DIRECTIONS FOR THIS TASK
Pictures stay out. Extract the lines below from the first one through the line with "(lno2) at (391,868)", both included.

STORED DATA
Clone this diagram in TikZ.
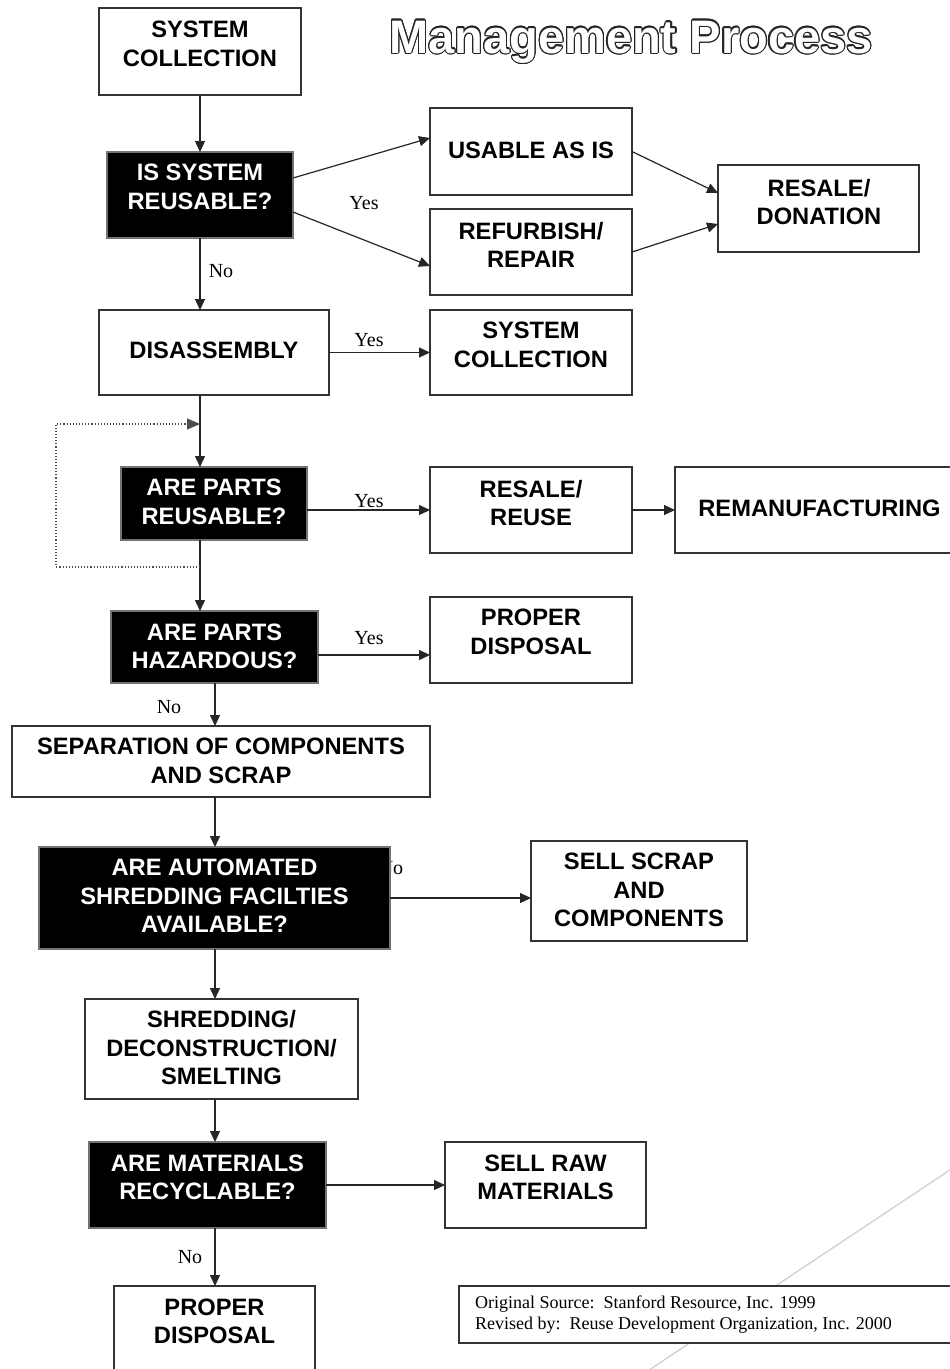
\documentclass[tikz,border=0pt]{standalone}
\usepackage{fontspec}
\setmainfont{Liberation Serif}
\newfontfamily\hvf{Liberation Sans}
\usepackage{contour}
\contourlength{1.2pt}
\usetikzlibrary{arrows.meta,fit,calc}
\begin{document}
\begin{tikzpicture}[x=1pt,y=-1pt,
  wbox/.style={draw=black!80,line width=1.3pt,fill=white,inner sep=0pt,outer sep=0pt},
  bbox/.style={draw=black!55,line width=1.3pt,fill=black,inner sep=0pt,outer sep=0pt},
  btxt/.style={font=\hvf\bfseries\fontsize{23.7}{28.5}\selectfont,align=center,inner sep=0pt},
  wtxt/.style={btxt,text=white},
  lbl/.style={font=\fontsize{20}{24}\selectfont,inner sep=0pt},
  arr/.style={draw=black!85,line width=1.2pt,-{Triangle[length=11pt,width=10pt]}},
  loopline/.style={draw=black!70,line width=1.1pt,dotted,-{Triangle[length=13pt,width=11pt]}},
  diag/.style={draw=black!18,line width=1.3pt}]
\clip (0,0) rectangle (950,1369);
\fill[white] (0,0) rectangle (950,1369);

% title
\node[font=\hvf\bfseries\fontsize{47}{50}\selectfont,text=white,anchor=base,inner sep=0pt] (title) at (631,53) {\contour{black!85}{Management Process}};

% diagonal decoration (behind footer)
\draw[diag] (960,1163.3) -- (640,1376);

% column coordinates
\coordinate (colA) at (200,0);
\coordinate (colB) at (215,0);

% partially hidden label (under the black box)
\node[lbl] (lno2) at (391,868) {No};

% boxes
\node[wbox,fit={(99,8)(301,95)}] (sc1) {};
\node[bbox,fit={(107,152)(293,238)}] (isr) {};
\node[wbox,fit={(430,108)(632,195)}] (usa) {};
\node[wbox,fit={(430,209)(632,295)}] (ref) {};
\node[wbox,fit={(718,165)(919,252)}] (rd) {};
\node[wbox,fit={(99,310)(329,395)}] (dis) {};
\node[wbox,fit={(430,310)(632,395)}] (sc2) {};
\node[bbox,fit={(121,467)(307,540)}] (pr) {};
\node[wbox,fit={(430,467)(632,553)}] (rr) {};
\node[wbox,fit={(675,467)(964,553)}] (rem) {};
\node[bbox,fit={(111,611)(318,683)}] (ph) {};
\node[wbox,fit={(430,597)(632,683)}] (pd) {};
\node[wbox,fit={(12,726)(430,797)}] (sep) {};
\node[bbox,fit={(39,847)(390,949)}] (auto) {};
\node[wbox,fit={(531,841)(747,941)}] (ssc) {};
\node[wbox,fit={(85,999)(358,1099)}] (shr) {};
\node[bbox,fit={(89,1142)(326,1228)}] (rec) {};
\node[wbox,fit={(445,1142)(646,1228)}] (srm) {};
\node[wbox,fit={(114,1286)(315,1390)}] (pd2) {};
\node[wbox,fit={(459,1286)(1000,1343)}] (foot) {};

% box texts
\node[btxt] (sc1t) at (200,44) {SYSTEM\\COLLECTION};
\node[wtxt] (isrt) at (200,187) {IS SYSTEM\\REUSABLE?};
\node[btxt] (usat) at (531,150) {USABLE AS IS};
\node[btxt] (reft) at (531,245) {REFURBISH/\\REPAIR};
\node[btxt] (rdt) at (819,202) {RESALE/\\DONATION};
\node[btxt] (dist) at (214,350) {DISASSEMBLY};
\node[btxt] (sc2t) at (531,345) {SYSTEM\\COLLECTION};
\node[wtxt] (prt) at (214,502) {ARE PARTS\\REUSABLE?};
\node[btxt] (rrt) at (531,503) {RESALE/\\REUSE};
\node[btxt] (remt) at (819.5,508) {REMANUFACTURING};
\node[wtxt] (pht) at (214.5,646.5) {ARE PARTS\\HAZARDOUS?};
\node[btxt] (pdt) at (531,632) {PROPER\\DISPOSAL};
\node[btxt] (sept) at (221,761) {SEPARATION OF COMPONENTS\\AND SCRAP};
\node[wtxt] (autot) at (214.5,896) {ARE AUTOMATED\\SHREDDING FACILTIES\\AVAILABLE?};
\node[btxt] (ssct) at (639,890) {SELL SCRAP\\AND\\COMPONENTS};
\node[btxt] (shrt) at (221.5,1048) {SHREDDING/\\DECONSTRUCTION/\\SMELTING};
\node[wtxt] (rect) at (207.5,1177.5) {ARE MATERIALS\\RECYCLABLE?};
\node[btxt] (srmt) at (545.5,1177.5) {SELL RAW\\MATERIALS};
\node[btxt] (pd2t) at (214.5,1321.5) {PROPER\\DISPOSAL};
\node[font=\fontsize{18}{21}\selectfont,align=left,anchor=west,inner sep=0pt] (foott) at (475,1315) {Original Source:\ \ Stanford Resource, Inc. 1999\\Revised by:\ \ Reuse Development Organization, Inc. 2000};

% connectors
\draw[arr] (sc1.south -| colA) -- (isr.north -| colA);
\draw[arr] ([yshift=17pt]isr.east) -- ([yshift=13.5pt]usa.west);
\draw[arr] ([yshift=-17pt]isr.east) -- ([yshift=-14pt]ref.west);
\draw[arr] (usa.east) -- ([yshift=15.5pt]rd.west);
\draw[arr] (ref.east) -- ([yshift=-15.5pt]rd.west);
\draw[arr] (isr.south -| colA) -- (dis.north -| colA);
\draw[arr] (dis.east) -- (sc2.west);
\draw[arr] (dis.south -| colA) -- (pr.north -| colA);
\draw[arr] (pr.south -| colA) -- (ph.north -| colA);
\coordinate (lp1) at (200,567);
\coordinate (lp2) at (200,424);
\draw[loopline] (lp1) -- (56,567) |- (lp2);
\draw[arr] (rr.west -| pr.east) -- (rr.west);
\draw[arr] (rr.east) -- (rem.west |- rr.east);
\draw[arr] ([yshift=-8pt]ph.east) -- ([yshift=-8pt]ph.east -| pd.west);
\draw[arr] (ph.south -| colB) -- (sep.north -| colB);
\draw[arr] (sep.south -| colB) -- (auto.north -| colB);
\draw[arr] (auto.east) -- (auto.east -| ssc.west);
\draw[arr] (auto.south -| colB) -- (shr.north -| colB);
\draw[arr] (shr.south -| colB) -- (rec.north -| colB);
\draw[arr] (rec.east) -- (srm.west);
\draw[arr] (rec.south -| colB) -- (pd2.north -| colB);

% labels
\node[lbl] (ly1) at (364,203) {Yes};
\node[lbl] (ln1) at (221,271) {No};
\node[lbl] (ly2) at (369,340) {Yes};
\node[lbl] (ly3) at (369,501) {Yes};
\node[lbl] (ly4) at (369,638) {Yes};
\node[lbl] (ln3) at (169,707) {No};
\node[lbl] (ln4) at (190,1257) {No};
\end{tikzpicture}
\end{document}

OUTPUT FOR THIS EXERCISE
Clone this diagram in TikZ.
\documentclass[tikz,border=0pt]{standalone}
\usepackage{fontspec}
\setmainfont{Liberation Serif}
\newfontfamily\hvf{Liberation Sans}
\usepackage{contour}
\contourlength{1.2pt}
\usetikzlibrary{arrows.meta,fit,calc}
\begin{document}
\begin{tikzpicture}[x=1pt,y=-1pt,
  wbox/.style={draw=black!80,line width=1.3pt,fill=white,inner sep=0pt,outer sep=0pt},
  bbox/.style={draw=black!55,line width=1.3pt,fill=black,inner sep=0pt,outer sep=0pt},
  btxt/.style={font=\hvf\bfseries\fontsize{23.7}{28.5}\selectfont,align=center,inner sep=0pt},
  wtxt/.style={btxt,text=white},
  lbl/.style={font=\fontsize{20}{24}\selectfont,inner sep=0pt},
  arr/.style={draw=black!85,line width=1.2pt,-{Triangle[length=11pt,width=10pt]}},
  loopline/.style={draw=black!70,line width=1.1pt,dotted,-{Triangle[length=13pt,width=11pt]}},
  diag/.style={draw=black!18,line width=1.3pt}]
\clip (0,0) rectangle (950,1369);
\fill[white] (0,0) rectangle (950,1369);

% title
\node[font=\hvf\bfseries\fontsize{47}{50}\selectfont,text=white,anchor=base,inner sep=0pt] (title) at (631,53) {\contour{black!85}{Management Process}};

% diagonal decoration (behind footer)
\draw[diag] (960,1163.3) -- (640,1376);

% column coordinates
\coordinate (colA) at (200,0);
\coordinate (colB) at (215,0);

% partially hidden label (under the black box)
\node[lbl] (lno2) at (391,868) {No};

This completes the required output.